Try the derivation for the cat saw the dog
What order are procedures called? (Think about a tree and a derivation)
Parser that Generates a Concrete Parse Tree
- Each procedure is replaced with a function that returns the tree found
using that function (ie the tree that is generated by the non-terminal
that the function represents).
- Assume that the Node constructor will create a Node with any number of children
- Example: generate the parse tree for
the cat saw a dog
- In what order are the functions called?

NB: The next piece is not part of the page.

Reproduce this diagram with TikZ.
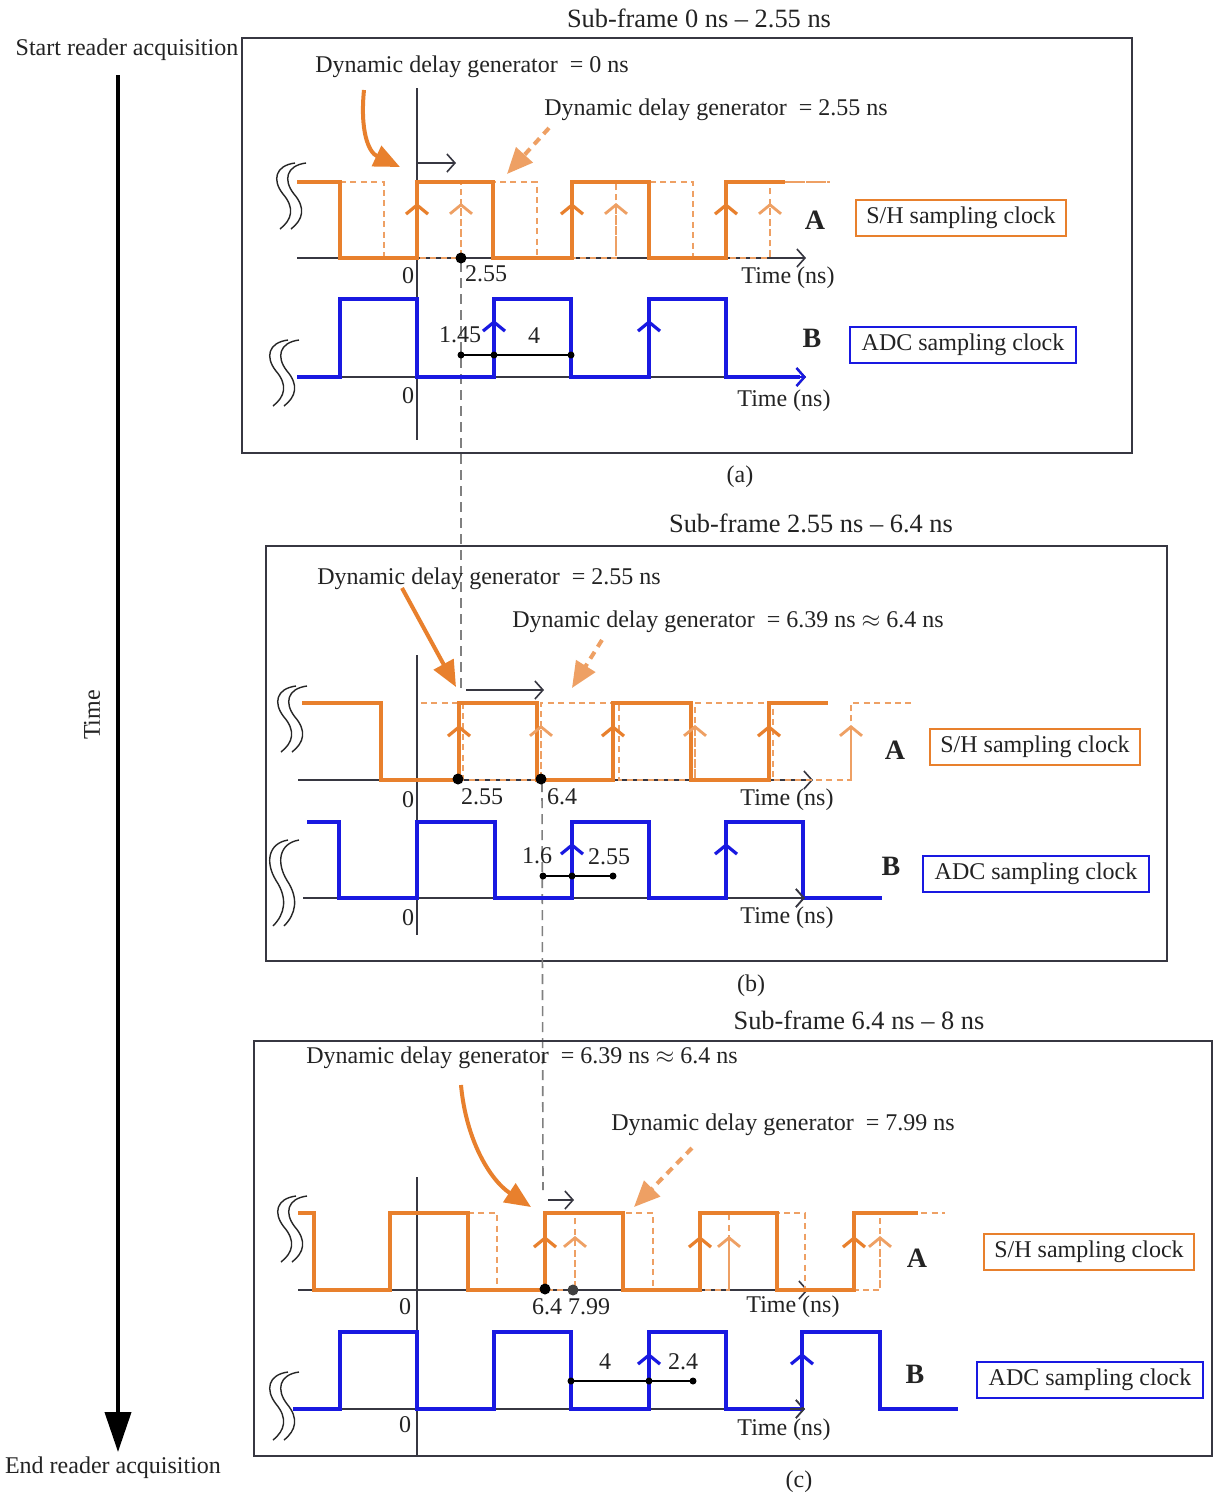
\documentclass[tikz,border=0pt]{standalone}
\usepackage{fontspec}
\setmainfont{Liberation Serif}
\usetikzlibrary{arrows.meta}
\definecolor{orng}{RGB}{232,128,45}
\definecolor{lorng}{RGB}{238,160,100}
\definecolor{blu}{RGB}{25,25,225}
\definecolor{axc}{RGB}{55,55,65}
\definecolor{txtc}{RGB}{35,35,35}
% S-shaped double squiggle: #1 = left x, #2 = top y, #3 = height
\newcommand\mysquig[3]{%
  \foreach \dx in {0,11}{%
  \draw[sqg] (#1+\dx+19,#2) .. controls (#1+\dx-1,#2+0.04*#3) and (#1+\dx-4,#2+0.26*#3) .. (#1+\dx+7,#2+0.47*#3)
     .. controls (#1+\dx+19,#2+0.68*#3) and (#1+\dx+16,#2+0.86*#3) .. (#1+\dx+4,#2+#3);}}
\begin{document}
\begin{tikzpicture}[x=0.5pt,y=-0.5pt,
  tx/.style={text=txtc,font=\fontsize{12}{14}\selectfont,inner sep=0pt},
  ttl/.style={text=txtc,font=\fontsize{13.2}{15}\selectfont,inner sep=0pt},
  bl/.style={text=txtc,font=\fontsize{14}{16}\selectfont\bfseries,inner sep=0pt},
  shbox/.style={tx,draw=orng,line width=1.3pt,minimum height=18pt,minimum width=105pt},
  adcbox/.style={tx,draw=blu,line width=1.3pt,minimum height=18pt,minimum width=113pt},
  frame/.style={draw=axc,line width=1pt},
  sw/.style={orng,line width=1.6pt},
  dw/.style={lorng,line width=1.4pt,dash pattern=on 3pt off 2.2pt},
  bw/.style={blu,line width=1.6pt},
  ax/.style={axc,line width=0.8pt,-{Straight Barb[length=4pt,width=9pt]}},
  vax/.style={axc,line width=0.8pt},
  gdash/.style={gray,line width=0.8pt,dash pattern=on 5pt off 3pt},
  upo/.style={orng,line width=1.6pt,-{Straight Barb[length=4.5pt,width=11pt]}},
  upd/.style={lorng,line width=1.4pt,dash pattern=on 3pt off 2.2pt,-{Straight Barb[length=4.5pt,width=11pt]}},
  upb/.style={blu,line width=1.6pt,-{Straight Barb[length=4.5pt,width=11pt]}},
  bigo/.style={orng,line width=2pt,-{Triangle[length=13pt,width=11pt]}},
  bigd/.style={lorng,line width=2pt,dash pattern=on 4pt off 3pt,-{Triangle[length=13pt,width=11pt]}},
  sarr/.style={axc,line width=0.8pt,-{Straight Barb[length=4pt,width=9pt]}},
  bdot/.style={circle,fill=black,inner sep=0pt,minimum size=5.5pt},
  sdot/.style={circle,fill=black,inner sep=0pt,minimum size=3.5pt},
  meas/.style={black,line width=0.8pt},
  sqg/.style={black!85,line width=0.7pt}]
\useasboundingbox (0,0) rectangle (1213,1496);
\fill[white] (0,0) rectangle (1213,1496);

% ---------- left time arrow ----------
\node[tx] (start) at (127,50) {Start reader acquisition};
\node[tx] (end) at (113,1468) {End reader acquisition};
\node[tx,rotate=90] (tlab) at (92,715) {Time};
\coordinate (tA) at (118,75);
\coordinate (tB) at (118,1452);
\draw[black,line width=2pt,-{Triangle[length=20pt,width=13pt]}] (tA) -- (tB);

% =============== PANEL (a) ===============
\draw[frame] (242,38) rectangle (1132,453);
\node[ttl] (ta) at (699,18) {Sub-frame 0 ns -- 2.55 ns};
\node[tx] (capa) at (740,477) {(a)};
\node[tx] (da1) at (472,67) {Dynamic delay generator \ = 0 ns};
\node[tx] (da2) at (716,110) {Dynamic delay generator \ = 2.55 ns};
\draw[vax] (417,88) -- (417,440);
\draw[gdash] (461,262) -- (461,690);
% A
\draw[ax] (297,258) -- (806,258);
\draw[dw] (340,182) -- (384,182) -- (384,258) -- (461,258) -- (461,182) -- (537,182) -- (537,258) -- (616,258) -- (616,182) -- (693,182) -- (693,258) -- (770,258) -- (770,182) -- (830,182);
\draw[sw] (297,182) -- (340,182) -- (340,258) -- (417,258) -- (417,182) -- (493,182) -- (493,258) -- (572,258) -- (572,182) -- (649,182) -- (649,258) -- (726,258) -- (726,182) -- (785,182);
\draw[dw] (785,182) -- (830,182);
\foreach \x in {417,572,726} \draw[upo] (\x,256) -- (\x,203);
\foreach \x in {461,616,770} \draw[upd] (\x,256) -- (\x,203);
\mysquig{276}{163}{66}
\node[bdot] (pa) at (461,258) {};
\node[tx] (a0) at (408,276) {0};
\node[tx] (a255) at (486,274) {2.55};
\node[tx] (atime) at (788,278) {Time (ns)};
\node[bl] (aA) at (815,220) {A};
\node[shbox] (ash) at (961,218) {S/H sampling clock};
\coordinate (sa1) at (417,163); \coordinate (sa2) at (456,163);
\draw[sarr] (sa1) -- (sa2);
\coordinate (oa1) at (364,90); \coordinate (oa2) at (400,167);
\draw[bigo] (oa1) .. controls (360,130) and (368,152) .. (oa2);
\coordinate (da) at (549,128); \coordinate (da3) at (507,174);
\draw[bigd] (da) -- (da3);
% B
\draw[ax] (297,377) -- (806,377);
\draw[bw] (297,377) -- (340,377) -- (340,299) -- (417,299) -- (417,377) -- (494,377) -- (494,299) -- (571,299) -- (571,377) -- (649,377) -- (649,299) -- (726,299) -- (726,377) -- (800,377);
\draw[blu,line width=1.2pt,-{Straight Barb[length=4pt,width=9pt]}] (790,377) -- (806,377);
\foreach \x in {494,649} \draw[upb] (\x,375) -- (\x,320);
\mysquig{269}{340}{66}
\coordinate (ma1) at (461,355); \coordinate (ma2) at (571,355);
\draw[meas] (ma1) -- (ma2);
\node[sdot] (m1) at (461,355) {}; \node[sdot] (m2) at (494,355) {}; \node[sdot] (m3) at (571,355) {};
\node[tx] (a145) at (460,335) {1.45};
\node[tx] (a4) at (534,336) {4};
\node[bl] (aB) at (812,338) {B};
\node[adcbox] (aadc) at (963,345) {ADC sampling clock};
\node[tx] (a0b) at (408,396) {0};
\node[tx] (atimeb) at (784,401) {Time (ns)};

% =============== PANEL (b) ===============
\draw[frame] (266,546) rectangle (1167,961);
\node[ttl] (tb) at (811,523) {Sub-frame 2.55 ns -- 6.4 ns};
\node[tx] (capb) at (751,986) {(b)};
\node[tx] (db1) at (489,579) {Dynamic delay generator \ = 2.55 ns};
\node[tx] (db2) at (728,622) {Dynamic delay generator \ = 6.39 ns $\approx$ 6.4 ns};
\draw[vax] (417,655) -- (417,935);
\draw[gdash] (542,782) -- (543,1190);
% A
\draw[ax] (298,780) -- (813,780);
\draw[dw] (421,703) -- (463,703) -- (463,780) -- (541,780) -- (541,703) -- (619,703) -- (619,780) -- (695,780) -- (695,703) -- (773,703) -- (773,780) -- (851,780) -- (851,703) -- (912,703);
\draw[sw] (302,703) -- (381,703) -- (381,780) -- (459,780) -- (459,703) -- (537,703) -- (537,780) -- (613,780) -- (613,703) -- (691,703) -- (691,780) -- (769,780) -- (769,703) -- (828,703);
\foreach \x in {459,613,769} \draw[upo] (\x,778) -- (\x,725);
\foreach \x in {541,695,851} \draw[upd] (\x,778) -- (\x,725);
\mysquig{277}{686}{66}
\node[bdot] (pb1) at (458,779) {};
\node[bdot] (pb2) at (541,779) {};
\node[tx] (b0) at (408,800) {0};
\node[tx] (b255) at (482,797) {2.55};
\node[tx] (b64) at (562,797) {6.4};
\node[tx] (btime) at (787,800) {Time (ns)};
\node[bl] (bA) at (895,750) {A};
\node[shbox] (bsh) at (1035,747) {S/H sampling clock};
\coordinate (sb1) at (466,690); \coordinate (sb2) at (544,690);
\draw[sarr] (sb1) -- (sb2);
\coordinate (ob1) at (402,588); \coordinate (ob2) at (456,687);
\draw[bigo] (ob1) -- (ob2);
\coordinate (db) at (602,640); \coordinate (db3) at (572,688);
\draw[bigd] (db) -- (db3);
% B
\draw[ax] (303,898) -- (805,898);
\draw[bw] (307,822) -- (339,822) -- (339,898) -- (417,898) -- (417,822) -- (495,822) -- (495,898) -- (572,898) -- (572,822) -- (649,822) -- (649,898) -- (726,898) -- (726,822) -- (803,822) -- (803,898) -- (882,898);
\draw[axc,line width=0.8pt,-{Straight Barb[length=4pt,width=9pt]}] (790,898) -- (805,898);
\foreach \x in {572,726} \draw[upb] (\x,896) -- (\x,843);
\mysquig{269}{840}{86}
\coordinate (mb1) at (543,876); \coordinate (mb2) at (613,876);
\draw[meas] (mb1) -- (mb2);
\node[sdot] (n1) at (543,876) {}; \node[sdot] (n2) at (572,876) {}; \node[sdot] (n3) at (613,876) {};
\node[tx] (b16) at (537,856) {1.6};
\node[tx] (b255b) at (609,857) {2.55};
\node[bl] (bB) at (891,866) {B};
\node[adcbox] (badc) at (1036,874) {ADC sampling clock};
\node[tx] (b0b) at (408,918) {0};
\node[tx] (btimeb) at (787,918) {Time (ns)};

% =============== PANEL (c) ===============
\draw[frame] (254,1041) rectangle (1212,1456);
\node[ttl] (tc) at (859,1020) {Sub-frame 6.4 ns -- 8 ns};
\node[tx] (capc) at (799,1482) {(c)};
\node[tx] (dc1) at (522,1058) {Dynamic delay generator \ = 6.39 ns $\approx$ 6.4 ns};
\node[tx] (dc2) at (783,1125) {Dynamic delay generator \ = 7.99 ns};
\draw[vax] (417,1177) -- (417,1456);
% A
\draw[ax] (298,1290) -- (808,1290);
\draw[dw] (468,1213) -- (497,1213) -- (497,1290) -- (575,1290) -- (575,1213) -- (653,1213) -- (653,1290) -- (729,1290) -- (729,1213) -- (805,1213) -- (805,1290) -- (880,1290) -- (880,1213) -- (945,1213);
\draw[sw] (298,1213) -- (314,1213) -- (314,1290) -- (390,1290) -- (390,1213) -- (468,1213) -- (468,1290) -- (545,1290) -- (545,1213) -- (623,1213) -- (623,1290) -- (700,1290) -- (700,1213) -- (777,1213) -- (777,1290) -- (854,1290) -- (854,1213) -- (918,1213);
\foreach \x in {545,700,854} \draw[upo] (\x,1288) -- (\x,1236);
\foreach \x in {575,729,880} \draw[upd] (\x,1288) -- (\x,1236);
\mysquig{277}{1196}{66}
\node[bdot] (pc1) at (545,1289) {};
\node[bdot,fill=black!75] (pc2) at (573,1290) {};
\node[tx] (c0) at (405,1307) {0};
\node[tx] (c64) at (547,1307) {6.4};
\node[tx] (c799) at (589,1307) {7.99};
\node[tx] (ctime) at (793,1307) {Time (ns)};
\node[bl] (cA) at (917,1258) {A};
\node[shbox] (csh) at (1089,1252) {S/H sampling clock};
\coordinate (sc1) at (548,1200); \coordinate (sc2) at (574,1200);
\draw[sarr] (sc1) -- (sc2);
\coordinate (oc1) at (461,1085); \coordinate (oc2) at (531,1207);
\draw[bigo] (oc1) .. controls (466,1140) and (490,1180) .. (oc2);
\coordinate (dcs) at (692,1148); \coordinate (dc3) at (634,1207);
\draw[bigd] (dcs) -- (dc3);
% B
\draw[ax] (293,1409) -- (805,1409);
\draw[bw] (293,1409) -- (340,1409) -- (340,1332) -- (417,1332) -- (417,1409) -- (494,1409) -- (494,1332) -- (571,1332) -- (571,1409) -- (649,1409) -- (649,1332) -- (726,1332) -- (726,1409) -- (802,1409) -- (802,1332) -- (880,1332) -- (880,1409) -- (958,1409);
\draw[axc,line width=0.8pt,-{Straight Barb[length=4pt,width=9pt]}] (790,1409) -- (805,1409);
\foreach \x in {649,802} \draw[upb] (\x,1407) -- (\x,1353);
\mysquig{269}{1372}{68}
\coordinate (mc1) at (571,1381); \coordinate (mc2) at (693,1381);
\draw[meas] (mc1) -- (mc2);
\node[sdot] (k1) at (571,1381) {}; \node[sdot] (k2) at (649,1381) {}; \node[sdot] (k3) at (693,1381) {};
\node[tx] (c4) at (605,1362) {4};
\node[tx] (c24) at (683,1362) {2.4};
\node[bl] (cB) at (915,1374) {B};
\node[adcbox] (cadc) at (1090,1380) {ADC sampling clock};
\node[tx] (c0b) at (405,1425) {0};
\node[tx] (ctimeb) at (784,1430) {Time (ns)};
\end{tikzpicture}
\end{document}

function sentence return Node is begin
left: Node := nounPhrase;
center: Node := verb;
right: Node := nounPhrase;
return new Node("sentence", left, center right)
-- Assume we can make nodes with 3 children
end;
function nounPhrase return Node is begin
left: Node := article;
right: Node := noun;
return new Node("nounPhrase", left, right)
end;
function article return Node is begin
if currentToken = "a" or "the" then
n:Node := new Node(currentToken);
advanceToken;
return n;
else
error;
end if;
end;
function noun return Node is begin
if currentToken = "cat" or "dog" then
n:Node := new Node(currentToken);
advanceToken;
return n;
else
error;
end if;
end;
function verb return Node is begin
...
Building Abstract Trees for Expressions
E -> T { (+|-) T }
T -> F { (*|/) F }
F -> a | b
Recursive Descent Parser:
TreeNode E() is begin -- Generates a parse tree
TreeNode L = T();
while currentToken() is '+' or '-' loop
advanceToken();
TreeNode R = T();
L = new TreeNode(L, +/-, R); # Use + or - as needed
end loop;
return L;
end E;
TreeNode T() is begin
TreeNode L = F();
while currentToken() is '*' or '/' loop
advanceToken();
TreeNode R = F();
L = new TreeNode(L, +/-, R);
end loop;
return L;
end T;
TreeNode F() is begin
if currentToken() is 'a' or 'b'
advanceToken();
return new TreeNode(nil, a/b, nil)
else
print("error"); exit;
end F;
Try a * b + a
Expression Grammar Parser That Outputs Stack Machine
Code
-- Parser that generates stack machine code
procedure E() is begin
T();
while currentToken() is '+' or '-' loop
advanceToken();
T();
generate("ADD"/"SUB");
end loop;
end E;
procedure T() is begin
F();
while currentToken() is '*' or '/' loop
advanceToken();
F();
generate("MUL"/"DIV");
end loop;
end T;
procedure F() is begin
if currentToken() is 'a' or 'b'
advanceToken();
generate("PUSH a/b");
else
print("error");
exit;
end F;
Stack Machine Example
-
Consider this statement: a * b + c
- Equivalent stack machine code:
push a
push b
times
push c
plus
times pops the top two operands, does the multiply, and pushes the result
plus is similar
Assumes the existence of a system stack
Can We Always Write a Recursive Descent Parser
- A recursive descent parser can only be written
if the grammar's productions allow the current token to uniquely
specify the next routine to call.
- Grammars that meet this condition are called LL(k) (We'll see what this means later)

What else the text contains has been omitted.